No plano do método, podem-se hoje apontar algumas hesitações conceituais, próprias no entanto ao momento historiográfico em que "Montaillou" foi escrito. Por exemplo, apesar de a palavra aparecer diversas vezes, inclusive no título de um capítulo, "mentalidades" recobre realidades diferentes ao longo do livro. Às vezes corresponde a um sistema de valores, às vezes a uma filosofia de vida. "Inconsciente coletivo" -expressão delicada que assume significados diferentes conforme as correntes psicológicas, antropológicas e historiográficas- aparece duas vezes com sentido vago, ressaltando as fraquezas do termo e sem se beneficiar de suas eventuais possibilidades explicativas.
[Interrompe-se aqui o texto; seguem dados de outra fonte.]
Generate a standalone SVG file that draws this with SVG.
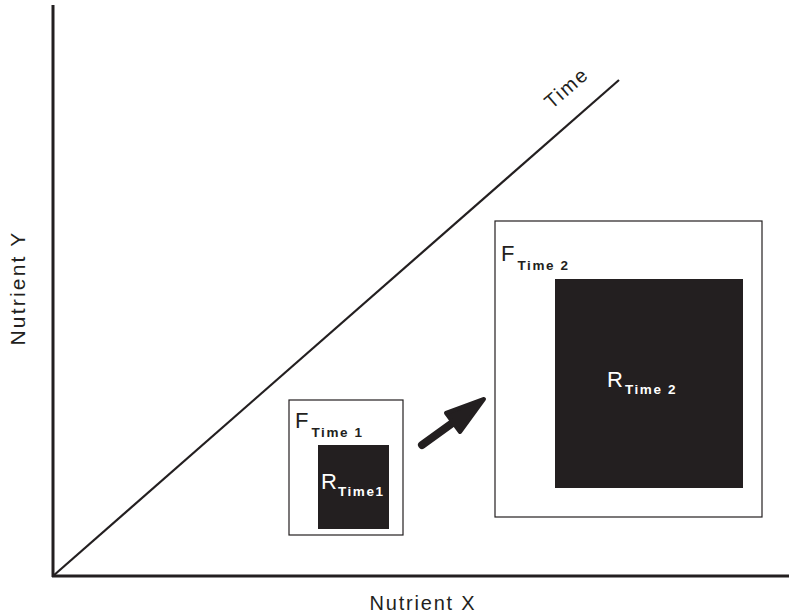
<svg xmlns="http://www.w3.org/2000/svg" width="789" height="614" viewBox="0 0 789 614">
<style>
.ax{stroke:#231f20;stroke-width:3;fill:none}
.box{fill:#fff;stroke:#231f20;stroke-width:1.2}
.blk{fill:#231f20}
.lbl{font-family:"Liberation Sans",Arial,sans-serif;font-size:20px;letter-spacing:1.8px;fill:#231f20}
.big{font-family:"Liberation Sans",Arial,sans-serif;font-size:22px}
.sub{font-family:"Liberation Sans",Arial,sans-serif;font-size:13.5px;font-weight:bold;letter-spacing:1.6px}
</style>
<rect width="789" height="614" fill="#fff"/>
<g id="axes">
<line class="ax" x1="53" y1="5" x2="53" y2="577"/>
<line class="ax" x1="52" y1="576" x2="789" y2="576"/>
<line x1="53" y1="576" x2="619" y2="80" stroke="#231f20" stroke-width="2.2"/>
<text class="lbl" transform="translate(25,288) rotate(-90)" text-anchor="middle" style="font-size:21px;letter-spacing:2.2px">Nutrient Y</text>
<text class="lbl" x="423" y="610" text-anchor="middle">Nutrient X</text>
<text class="lbl" transform="translate(571,93) rotate(-41)" text-anchor="middle">Time</text>
</g>
<g id="box1">
<rect class="box" x="289" y="400" width="114" height="135"/>
<text x="295" y="428" fill="#231f20"><tspan class="big">F</tspan><tspan class="sub" dy="9" dx="3">Time 1</tspan></text>
<rect class="blk" x="318" y="445" width="71" height="84"/>
<text x="321" y="489" fill="#fff"><tspan class="big">R</tspan><tspan class="sub" dy="7" dx="1">Time1</tspan></text>
</g>
<g id="box2">
<rect class="box" x="495" y="221" width="267" height="296"/>
<text x="501" y="261" fill="#231f20"><tspan class="big">F</tspan><tspan class="sub" dy="9" dx="3">Time 2</tspan></text>
<rect class="blk" x="555" y="279" width="188" height="209"/>
<text x="607" y="387" fill="#fff"><tspan class="big">R</tspan><tspan class="sub" dy="7" dx="2">Time 2</tspan></text>
</g>
<g id="connectors">
<line x1="422" y1="445" x2="458" y2="419" stroke="#231f20" stroke-width="8" stroke-linecap="round"/>
<polygon points="484,399 446,413 460,432" fill="#231f20" stroke="#231f20" stroke-width="4" stroke-linejoin="round"/>
</g>
</svg>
O comparativismo, recurso sempre útil para preencher lacunas de informação e para se apreender em profundidade o objeto estudado, pressupõe no entanto certos cuidados nem sempre tomados. Um deles, evitar anacronismos: sem ter explicitado, em certas passagens Ladurie insinua semelhanças entre o colaboracionismo de certos cátaros para com a Inquisição e de alguns franceses para com o nazismo, desconsiderando que os contextos e as motivações profundas foram diferentes num e noutro caso. Outra armadilha comparativista, da qual o autor algumas vezes não conseguiu escapar, é a dos juízos de valor: colocando frente a frente o mundo pastoril de Montaillou e a sociedade capitalista, Ladurie revela nostalgia pelo "mundo que perdemos", manifesta sua preferência pela liberdade de horário e pela solidariedade social dos pastores, diante da organização e do individualismo capitalistas.
De qualquer forma, trata-se inegavelmente de uma obra importante. Quase 700 anos depois dos inquisidores, 22 anos depois dos leitores franceses, agora também o público brasileiro tem acesso às intimidades, às entranhas, da pequena aldeia de Montaillou. Sorte nossa.